L’histoire évoque le terrorisme basque espagnol, de 2000 à 2011. Mais bien ailleurs de semblables actions de repentance sont organisées. Par Nelson Mandela le premier en Afrique du Sud, au Rwanda, en Colombie. Le film a été très bien reçu en Espagne par toutes les tendances politiques et au pays Basque, y compris par la gauche radicale basque. Il a été puissamment cathartique au pays Basque, tout le monde étant en larmes dans les salles et chantant en chœur la vieille chanson populaire de la fin, que tout le monde connaît et qui parle d’un hommage à un ami berger disparu - même en France, on a entendu pleurs et chant lors des projections.
Tout au long du film, en contrepoint de la violence qui, habilement n’est montrée que dans la douleur des familles ou dans les obsessions des terroristes emprisonnés ou revenant sur les lieux des attentats, la vision des montagnes où se dresse la tombe et dont les tonalités de bleu, de gris et de brun apaisent le cœur. Admirable double temps de rencontre, en des champs contre champs qui distribuent sobrement leur justice, sous le regard discret de la médiatrice, entre Maixabel (magnifique Blanca Portillo) et, en un rythme qui va crescendo, deux terroristes purgeant leur peine en prison, après avoir rompu leurs liens avec l’ETA : Luis, puis Ibon Etsezarreta (fascinant Luis Tosar) dont le long parcours conflictuel porte la marque brûlante de la violence mensongère et criminelle de tant d’actions terroristes. Ces visages empreints d’émotion retenue et de dignité se regardent en face, questionnent, répondent, écoutent, expliquent, en un bouleversant moment de nudité et d’humanité.

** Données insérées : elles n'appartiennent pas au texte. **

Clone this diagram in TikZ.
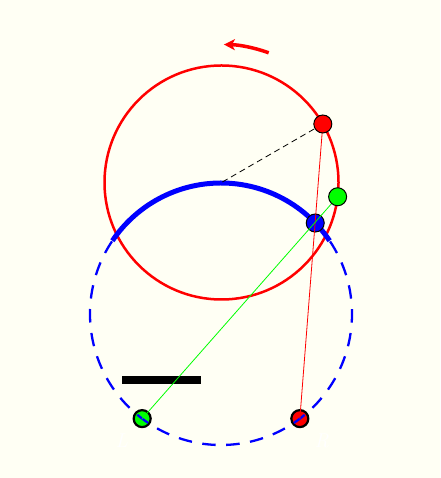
\documentclass[tikz,border=0pt]{standalone}
\usetikzlibrary{calc,arrows.meta}
\definecolor{bgcream}{RGB}{255,255,244}
\begin{document}
\begin{tikzpicture}[x=1pt,y=1pt,
  dot/.style={circle,draw=black,minimum size=18pt,inner sep=0pt,line width=1pt},
  botdot/.style={circle,draw=black,minimum size=17pt,inner sep=0pt,line width=2.2pt},
  lbl/.style={text=white,font=\fontsize{20}{20}\selectfont\itshape}]
\fill[bgcream] (0,0) rectangle (440,478);
\useasboundingbox (0,0) rectangle (440,478);
\coordinate (rc) at (221.5,295.5);
\coordinate (bc) at (221,164);
% red circle
\draw[red,line width=2.5pt] (rc) circle (117);
% rotation arrow
\draw[red,line width=3.5pt,-{Stealth[length=11pt,width=11pt,inset=3pt]}] ($(rc)+(70:138)$) arc (70:89:138);
% thick blue arc
\draw[blue,line width=5pt] ($(bc)+(34:131)$) arc (34:146:131);
% nodes
\node[dot,fill=blue] (B) at ($(bc)+(44:131)$) {};
\node[botdot,fill=green] (GL) at ($(bc)+(-127:131)$) {};
\node[botdot,fill=red] (RL) at ($(bc)+(-53:131)$) {};
% dashed circle
\draw[blue,line width=2.3pt,dash pattern=on 13.5pt off 10.5pt,dash phase=23.25pt] ($(bc)+(146:131)$) arc (146:394:131);
\node[lbl] (L) at (121.7,37) {L};
\node[lbl] (Rl) at (321.7,37) {R};
% bar
\fill[black] (122,94) rectangle (201,101.5);
% lines
\node[dot,fill=red,draw=none] (RT0) at ($(rc)+(30:117)$) {};
\node[dot,fill=green,draw=none] (GT0) at ($(rc)+(-7:117)$) {};
\draw[black,line width=0.8pt,dash pattern=on 6pt off 4pt] (RT0.center) -- (rc);
\draw[red,line width=0.8pt] (RT0.center) -- (RL.center);
\draw[green,line width=0.8pt] (GT0.center) -- (GL.center);
\node[dot,fill=red] (RT) at (RT0) {};
\node[dot,fill=green] (GT) at (GT0) {};
\end{tikzpicture}
\end{document}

Quel beau moment de cinéma qui permet de contempler ce temps de repentance sur un grand écran où se projettent nos âmes, dans la nuit discrète et fraternelle d’une salle proche où luit le blanc de la vie qui renaît dans le bouquet d’œillets rouges du passé.

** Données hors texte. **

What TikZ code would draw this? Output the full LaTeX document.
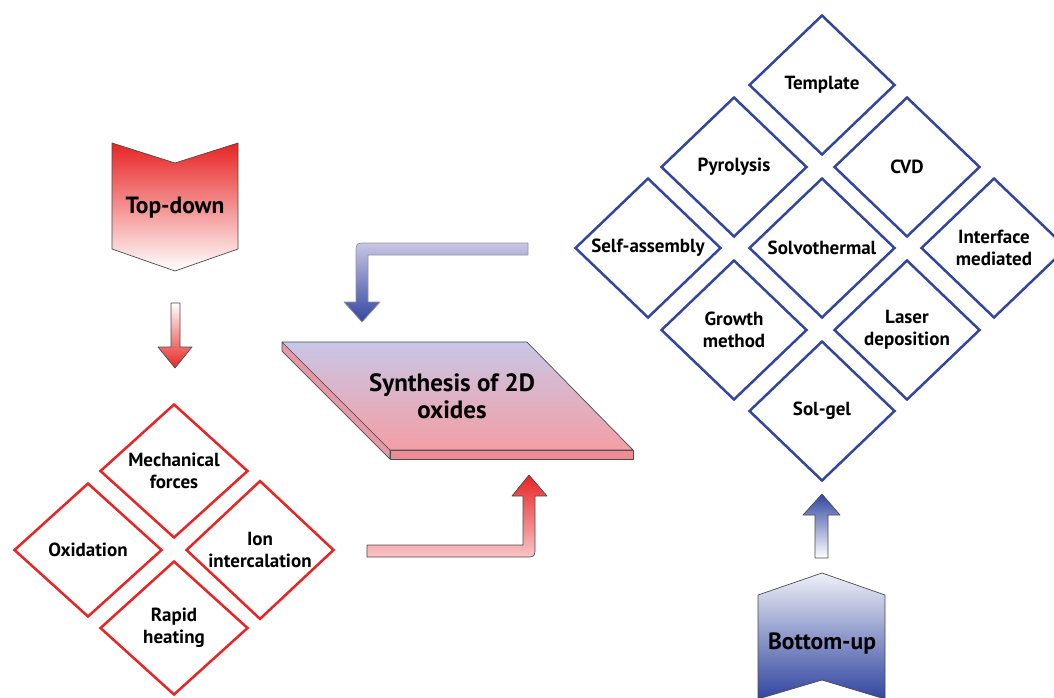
\documentclass[tikz,border=0pt]{standalone}
\usepackage{fontspec}
\setmainfont{PT Sans}
\usetikzlibrary{shapes.geometric,calc}
\definecolor{rd}{RGB}{232,36,36}
\definecolor{bl}{RGB}{50,70,160}
\definecolor{lav}{RGB}{200,198,230}
\definecolor{pk}{RGB}{244,158,164}
\definecolor{pkside}{RGB}{238,140,150}
\definecolor{edge}{RGB}{75,75,75}
\begin{document}
\begin{tikzpicture}[x=1pt,y=-1pt,
  bdia/.style={diamond, draw=bl, line width=2.5pt, minimum width=146pt, minimum height=140pt,
    inner sep=0pt, align=center, font=\fontsize{19}{22}\selectfont\bfseries},
  rdia/.style={bdia, draw=rd, minimum width=148pt, minimum height=134pt},
  big/.style={font=\fontsize{23.5}{27}\selectfont\bfseries, align=center},
  blk/.style={draw=edge, line width=0.7pt, line join=round}]
\useasboundingbox (0,0) rectangle (1054,697);

% ---------- blue diamonds ----------
\node[bdia] (tmpl) at (822,85) {Template};
\node[bdia] (pyro) at (734,167) {Pyrolysis};
\node[bdia] (cvd)  at (907,167) {CVD};
\node[bdia] (self) at (648,248) {Self-assembly};
\node[bdia] (solv) at (822,248) {Solvothermal};
\node[bdia] (intf) at (994,248) {Interface\\mediated};
\node[bdia] (grow) at (734,330) {Growth\\method};
\node[bdia] (lasr) at (907,330) {Laser\\deposition};
\node[bdia] (solg) at (822,411) {Sol-gel};

% ---------- red diamonds ----------
\node[rdia] (mech) at (174,471) {Mechanical\\forces};
\node[rdia] (oxid) at (88,550) {Oxidation};
\node[rdia] (ion)  at (260,550) {Ion\\intercalation};
\node[rdia] (rapd) at (174,628) {Rapid\\heating};

% ---------- top-down chevron ----------
\path[blk, top color=rd, bottom color=white]
  (112,143) -- (175,163) -- (238,143) -- (238,249) -- (175,271) -- (112,249) -- cycle;
\node[big] (td) at (175,208) {Top-down};

% small down arrow
\path[blk, top color=white, bottom color=rd]
  (171,303) -- (180,303) -- (180,347) -- (192,347) -- (175,368) -- (158,347) -- (171,347) -- cycle;

% ---------- bottom-up chevron ----------
\path[blk, top color=white!92!bl, bottom color=bl, middle color=bl!55!white]
  (758,595) -- (822,573) -- (885,595) -- (885,699) -- (822,680) -- (758,699) -- cycle;
\node[big] (bu) at (822,643) {Bottom-up};

% small up arrow
\path[blk, top color=bl, bottom color=white]
  (815,558) -- (815,515) -- (803,515) -- (822,494) -- (840,515) -- (828,515) -- (828,558) -- cycle;

% ---------- synthesis slab ----------
\path[blk, fill=pkside!80!lav] (282,342) -- (390,450) -- (390,459) -- (282,351) -- cycle;
\path[blk, fill=pkside] (390,450) -- (633,450) -- (633,459) -- (390,459) -- cycle;
\path[blk, top color=lav, bottom color=pk] (282,342) -- (527,342) -- (633,450) -- (390,450) -- cycle;
\node[font=\fontsize{25}{27}\selectfont\bfseries, align=center] (syn) at (452,396) {Synthesis of 2D\\oxides};

% ---------- blue bent arrow ----------
\path[blk, draw=edge!60, top color=lav, bottom color=bl]
  (528,243) -- (366,243) .. controls (356,243) .. (356,253) -- (356,302) -- (344,302)
  -- (362,322) -- (380,302) -- (368,302) -- (368,255) -- (528,255) -- cycle;

% ---------- red bent arrow ----------
\path[blk, top color=rd, bottom color=pk!60!white]
  (367,545) -- (523,545) -- (523,496) -- (512,496) -- (529,475) -- (547,496) -- (535,496)
  -- (535,547) .. controls (535,557) .. (525,557) -- (367,557) -- cycle;
\end{tikzpicture}
\end{document}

Maixabel d'Iciar Bollain a reçu le prix du jury SIGNIS : pour offrir un message universel d'espoir et de réconciliation, à travers une histoire vécue qui peut émouvoir et inspirer toutes les communautés exposées aux pires tensions. Les personnages nous disent que la haine et la vengeance ne doivent pas avoir le dernier mot.
Les membres internationaux du jury SIGNIS 2021 étaient Agnès Ravoyard, Edorta Kortadi et Carlos Aguilera Albesa.